PATTERN Cited by 1 source
Streaming re-encoding reclamation¶
Pattern¶
Use an existing on-the-fly encoder (typically an erasure-coder) as a streaming reclamation pipeline. Live data from severely-under-filled source units is fed continuously into the encoder, which accumulates and emits new, durable destination units over time. Each source unit is reclaimed immediately once drained.
Contrasts with bounded-batch packing compaction (L2-style DP packing), which picks a fixed set of sources that nearly fill one destination in one shot. Streaming re-encoding decouples source-drain timing from destination-emission timing: destinations appear whenever the encoder's accumulated input hits a full unit.
Why it fits the sparse tail¶
On the sparse end of the fill-level distribution (e.g. <10% live data per volume), bounded-batch DP packing is inefficient:
- Per-run destination is a small improvement (one new volume at best).
- Per-run source selection pays DP cost, but reclaim-per-unit-work is low when all candidates are nearly empty.
- Metadata pressure is high per reclaimed byte regardless of strategy.
Streaming re-encoding instead:
- Per reclaimed source volume, few bytes rewritten — sparse volumes have little live data by construction.
- No up-front packing decision — the encoder accumulates continuously and emits when full.
- Reclamation tracks input rate, not planner cadence; adding more sparse sources just feeds the pipeline faster.
The trade: every live blob goes into a new volume with a new identity, so every blob requires a metadata location update. Bounded-batch approaches that top off a host volume or pack under the same volume identity have much lower metadata cost per blob.
Canonical realization — Magic Pocket L3 (Dropbox, 2026-04)¶
- Reused component: the Live Coder service — originally written to erasure-code writes directly into EC volumes, bypassing the initial replicated write path.

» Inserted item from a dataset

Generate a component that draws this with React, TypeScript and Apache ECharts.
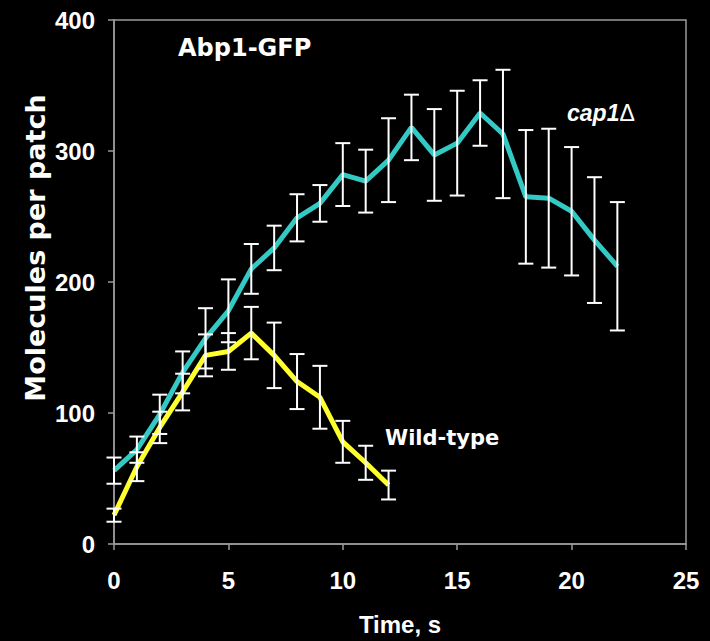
import React, { useEffect, useRef } from "react";
import * as echarts from "echarts";

// Time points (s)
const cap1Times = [0, 1, 2, 3, 4, 5, 6, 7, 8, 9, 10, 11, 12, 13, 14, 15, 16, 17, 18, 19, 20, 21, 22];
const cap1Mean = [56, 72, 99, 131, 157, 178, 210, 226, 249, 260, 282, 277, 293, 318, 297, 306, 329, 313, 265, 264, 254, 232, 212];
const cap1Err = [10, 10, 15, 16, 23, 24, 19, 17, 18, 14, 24, 24, 32, 25, 35, 40, 25, 49, 51, 53, 49, 48, 49];

const wtTimes = [0, 1, 2, 3, 4, 5, 6, 7, 8, 9, 10, 11, 12];
const wtMean = [22, 59, 89, 116, 144, 147, 161, 144, 124, 112, 78, 62, 45];
const wtErr = [5, 11, 12, 14, 16, 14, 20, 25, 21, 24, 16, 13, 11];

const xTicks = [0, 5, 10, 15, 20, 25];
const yTicks = [0, 100, 200, 300, 400];

const CYAN = "#33c9c4";
const YELLOW = "#ffff2e";
const AXIS = "#9a9a9a";

function errorSeries(times: number[], mean: number[], err: number[]) {
  const data = times.map((t, i) => [t, mean[i] - err[i], mean[i] + err[i]]);
  return {
    type: "custom",
    z: 5,
    silent: true,
    data,
    renderItem: (params: any, api: any) => {
      const x = api.value(0);
      const lo = api.coord([x, api.value(1)]);
      const hi = api.coord([x, api.value(2)]);
      const hw = 7.5;
      const style = { stroke: "#ffffff", lineWidth: 2 };
      return {
        type: "group",
        children: [
          { type: "line", shape: { x1: lo[0], y1: lo[1], x2: hi[0], y2: hi[1] }, style },
          { type: "line", shape: { x1: lo[0] - hw, y1: lo[1], x2: lo[0] + hw, y2: lo[1] }, style },
          { type: "line", shape: { x1: hi[0] - hw, y1: hi[1], x2: hi[0] + hw, y2: hi[1] }, style },
        ],
      };
    },
  };
}

export default function App() {
  const ref = useRef<HTMLDivElement>(null);
  useEffect(() => {
    document.body.style.margin = "0";
    document.body.style.background = "#000";
    const chart = echarts.init(ref.current!, null, { renderer: "svg" });
    chart.setOption({
      animation: false,
      backgroundColor: "#000",
      grid: {
        left: 114,
        right: 24,
        top: 20,
        bottom: 91,
        show: true,
        borderColor: AXIS,
        borderWidth: 1.5,
        backgroundColor: "transparent",
      },
      xAxis: {
        type: "value",
        min: 0,
        max: 25,
        interval: 5,
        name: "Time, s",
        nameLocation: "middle",
        nameGap: 68,
        nameTextStyle: { color: "#fff", fontFamily: "Liberation Sans", fontWeight: "bold", fontSize: 24 },
        axisLine: { lineStyle: { color: AXIS, width: 1.5 } },
        axisTick: { show: true, length: 6, lineStyle: { color: AXIS, width: 1.5 } },
        splitLine: { show: false },
        axisLabel: {
          color: "#fff",
          fontFamily: "Liberation Sans",
          fontWeight: "bold",
          fontSize: 24,
          margin: 24,
          formatter: (v: number) => (xTicks.includes(v) ? String(v) : ""),
        },
      },
      yAxis: {
        type: "value",
        min: 0,
        max: 400,
        interval: 100,
        axisLine: { show: true, lineStyle: { color: AXIS, width: 1.5 } },
        axisTick: { show: true, length: 6, lineStyle: { color: AXIS, width: 1.5 } },
        splitLine: { show: false },
        axisLabel: {
          color: "#fff",
          fontFamily: "Liberation Sans",
          fontWeight: "bold",
          fontSize: 24,
          margin: 19,
          formatter: (v: number) => (yTicks.includes(v) ? String(v) : ""),
        },
      },
      graphic: [
        {
          type: "text",
          x: 35,
          y: 248,
          rotation: Math.PI / 2,
          style: {
            text: "Molecules per patch",
            fill: "#fff",
            fontFamily: "DejaVu Sans",
            fontWeight: "bold",
            fontSize: 27,
            textAlign: "center",
            textVerticalAlign: "middle",
          },
        },
        {
          type: "text",
          x: 178,
          y: 48,
          style: {
            text: "Abp1-GFP",
            fill: "#fff",
            fontFamily: "DejaVu Sans",
            fontWeight: "bold",
            fontSize: 24,
            textAlign: "left",
            textVerticalAlign: "middle",
          },
        },
        {
          type: "text",
          x: 567,
          y: 113,
          style: {
            text: "{i|cap1}{d|Δ}",
            fill: "#fff",
            textAlign: "left",
            textVerticalAlign: "middle",
            rich: {
              i: {
                fill: "#fff",
                fontFamily: "Liberation Sans",
                fontWeight: "bold",
                fontStyle: "italic",
                fontSize: 23,
              },
              d: {
                fill: "#fff",
                fontFamily: "Liberation Sans",
                fontWeight: "normal",
                fontSize: 23,
              },
            },
          },
        },
        {
          type: "text",
          x: 385,
          y: 438,
          style: {
            text: "Wild-type",
            fill: "#fff",
            fontFamily: "DejaVu Sans",
            fontWeight: "bold",
            fontSize: 21,
            textAlign: "left",
            textVerticalAlign: "middle",
          },
        },
      ],
      series: [
        {
          type: "line",
          name: "cap1Δ",
          data: cap1Times.map((t, i) => [t, cap1Mean[i]]),
          showSymbol: false,
          symbol: "none",
          lineStyle: { color: CYAN, width: 5 },
          z: 3,
        },
        {
          type: "line",
          name: "Wild-type",
          data: wtTimes.map((t, i) => [t, wtMean[i]]),
          showSymbol: false,
          symbol: "none",
          lineStyle: { color: YELLOW, width: 5 },
          z: 4,
        },
        errorSeries(cap1Times, cap1Mean, cap1Err),
        errorSeries(wtTimes, wtMean, wtErr),
      ],
    });
    return () => chart.dispose();
  }, []);
  return <div ref={ref} style={{ width: 710, height: 641 }} />;
}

- Repurposed role: fed continuously with live blobs drained from sparse source volumes. Accumulates and encodes over time; emits new volumes.
- Reclaim timing: each source volume reclaimed immediately after its live data is drained.
- Role in the strategy stack: the sparse-tail sibling of L1 + L2 + L3; L3 is the mechanism here, patterns/multi-strategy-compaction is the orchestration that keeps L1 / L2 / L3 from stepping on each other.
Explicit framing from the post: "Compaction is, in effect, a constrained form of re-encoding: take live data from one set of volumes and produce a new, durable volume." The streaming variant is that re-encoding, with accumulation done inside the encoder.
(Source: sources/2026-04-02-dropbox-magic-pocket-storage-efficiency-compaction)
Structural ingredients¶
- An existing on-the-fly encoder with an input stream and durable output — already owned, tuned for throughput.
- A drain path from the storage layer into the encoder — pulls live blobs from sparse source units.
- Emit-on-full: encoder decides when to emit (enough accumulated input to fill a destination unit at target fill level).
- Immediate source reclaim: once a source unit is drained, the storage system can re-use its allocation without waiting for the next emit.
- Metadata-aware rate limiting: because each blob rewrite is a new identity → new metadata write, the metadata system's write budget is the binding constraint, not storage I/O.
Trade-offs vs bounded-batch packing¶
| Streaming re-encoding | Bounded-batch DP packing | |
|---|---|---|
| Best for | Sparse tail | Middle of fill distribution |
| Per-reclaimed-source rewrite cost | Low | Low–moderate |
| Per-blob metadata cost | High (new volume identity every blob) | Low (donor blobs only) |
| Planner cost | None (streaming) | Per-run DP (bounded by granularity + max-volumes cap) |
| Reclaim cadence | Continuous | Per planner run |
| Destination emission | When encoder accumulates full unit | One new volume per run |
The two are complementary: run them concurrently over disjoint fill-level ranges (patterns/multi-strategy-compaction), and route each source to the strategy whose cost profile matches its sparsity.
Failure modes¶
- Metadata overload: L3-style streaming rewrites dominate the metadata system's write budget; mitigation is per-path rate limit + routing only the sparsest tail through the pipeline.
- Encoder backpressure: if the encoder can't keep up, the drain queue grows; mitigation is flow-control from encoder to drain path + observability on queue depth.
- Destination-unit fill quality: if the encoder emits on a pure time budget it can produce under-filled destinations of its own; the emit policy should be fill-driven, not time-driven.
- Cross-DC bandwidth: if the encoder isn't cell-local, the stream consumes cross-DC traffic — keep the encoder in the same failure domain as the source volumes.
Seen in¶
- sources/2026-04-02-dropbox-magic-pocket-storage-efficiency-compaction — L3 as a streaming pipeline into the Live Coder encoder for the sparsest tail of the fill-level distribution.